I remember. Do you? Sixty years ago today, Martin Luther King Jr. gave his “I Have a Dream” speech from the steps of the Lincoln Memorial, seeking to focus the nation’s attention on civil rights and jobs.
I was a high school junior, watching the event from afar on TV. I was mesmerized by the power of King’s oratory, overcome by his grace and hope.
One of my mother’s friends, visiting at the time, called Dr. King a “troublemaker.” That was the last I ever saw of her.
He was a troublemaker, in the sense that the late civil rights leader and Congressman John Lewis used the term: He was a maker of “good trouble.”
Dr. King’s speech, as well as the March on Washington, focused on economic discrimination and the lack of decent jobs for Black Americans. The civil rights leaders who organized the events made sure to include white labor organizer Walter Reuther, the head of the United Auto Workers.
Today, 60 years later, I can’t resist asking: How much progress has been made since then?
Poverty rates for Black Americans have fallen over the past 60 years. According to the latest data, a smaller proportion of Black people live in poverty than ever before. The Black poverty rate is 18.8 percent — about half what it was in 1966 — but still high in comparison to other races.
The average income of Black households, after growing through the 1960s and 1970s, seemed to hit a ceiling. It is now around 65 percent of that of white households, where it’s been for some 40 years.
The typical Black household now has around $24,000 in savings, investments, home equity, and other elements of wealth. The typical white household, around $189,000. If anything, the racial wealth gap has worsened.
Mortality rates are far higher among Black women than white women, including deaths in childbirth. Police brutality against Black people continues. Hate crimes against Black people continue. Black children are disproportionately hurt or killed by gun violence.
Why hasn’t more progress been made?
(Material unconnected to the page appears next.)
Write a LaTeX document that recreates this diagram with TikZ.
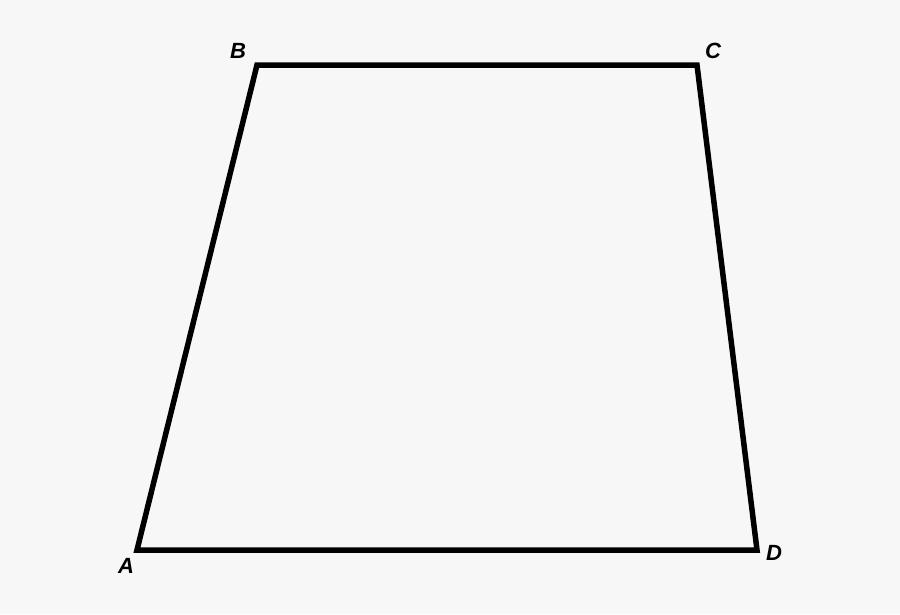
\documentclass[tikz,border=0pt]{standalone}
\usepackage{fontspec}
\setmainfont{Liberation Sans}
\definecolor{bg}{HTML}{F7F7F7}
\begin{document}
\begin{tikzpicture}[x=1pt,y=-1pt,
  lbl/.style={font=\fontsize{22}{26}\selectfont\bfseries\itshape, inner sep=0pt},
  edge/.style={line width=5.5pt, line join=miter}]
\fill[bg] (0,0) rectangle (900,614);
\useasboundingbox (0,0) rectangle (900,614);
\coordinate (A) at (137,550);
\coordinate (B) at (257,65);
\coordinate (C) at (697,65);
\coordinate (D) at (757,550);
\draw[edge] (A) -- (B) -- (C) -- (D) -- cycle;
\node[lbl] (lA) at (126,566) {A};
\node[lbl] (lB) at (238,51) {B};
\node[lbl] (lC) at (713,51) {C};
\node[lbl] (lD) at (774,553) {D};
\end{tikzpicture}
\end{document}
One reason has to do with the economic stagnation of the white working class and the shrinkage of the American middle class, especially over the last four decades.
It’s been hard for poor Black people to move up the ladder when so many of the lower rungs on that ladder are already occupied and the middle rungs are missing.
Many white Americans in the bottom half are barely holding on — working paycheck to paycheck, fearing they could fall backward at any time, frustrated that their children aren’t doing better than they did at a comparable age.
Meanwhile, white people at or near the top have gained so much wealth they’ve been able to effectively secede from the rest of America into wealthy enclaves. They don’t any longer see the struggles of the bottom half. Being rich in America today means not coming across anyone who isn’t.
All of this has encouraged Republican leaders over the last several decades to use racial “dog whistles” to court the white working class. It’s prompted recent Republican “culture warriors” to attack diversity, equity, and inclusion and to roll back efforts to give schoolchildren honest accounts of the nation’s history of racism.
And it’s encouraged Republican presidents to appoint Supreme Court justices who have eviscerated the 1965 Voting Rights Act — the crowning achievement of the Civil Rights Movement — thereby allowing restrictive voting laws in states with long-standing histories of racial discrimination. Republican appointees to the court have also barred the use of affirmative action in higher education.
Dr. King understood that Black Americans could not get ahead if white Americans could not get ahead and vice versa. The destinies of lower-wage white and Black Americans were inextricably connected. As he said sixty years ago today, “many of our white brothers, as evidenced by their presence here today, have come to realize that their destiny is tied up with our destiny. And they have come to realize that their freedom is inextricably bound to our freedom.”
With wealth and power now more concentrated at the top of America than at any time in the last 60 years, the only way the bottom half can advance is if the poor and working class join together with what’s left of the middle class in a multiracial, multiethnic political coalition. That prospect scares the American oligarchy more than anything.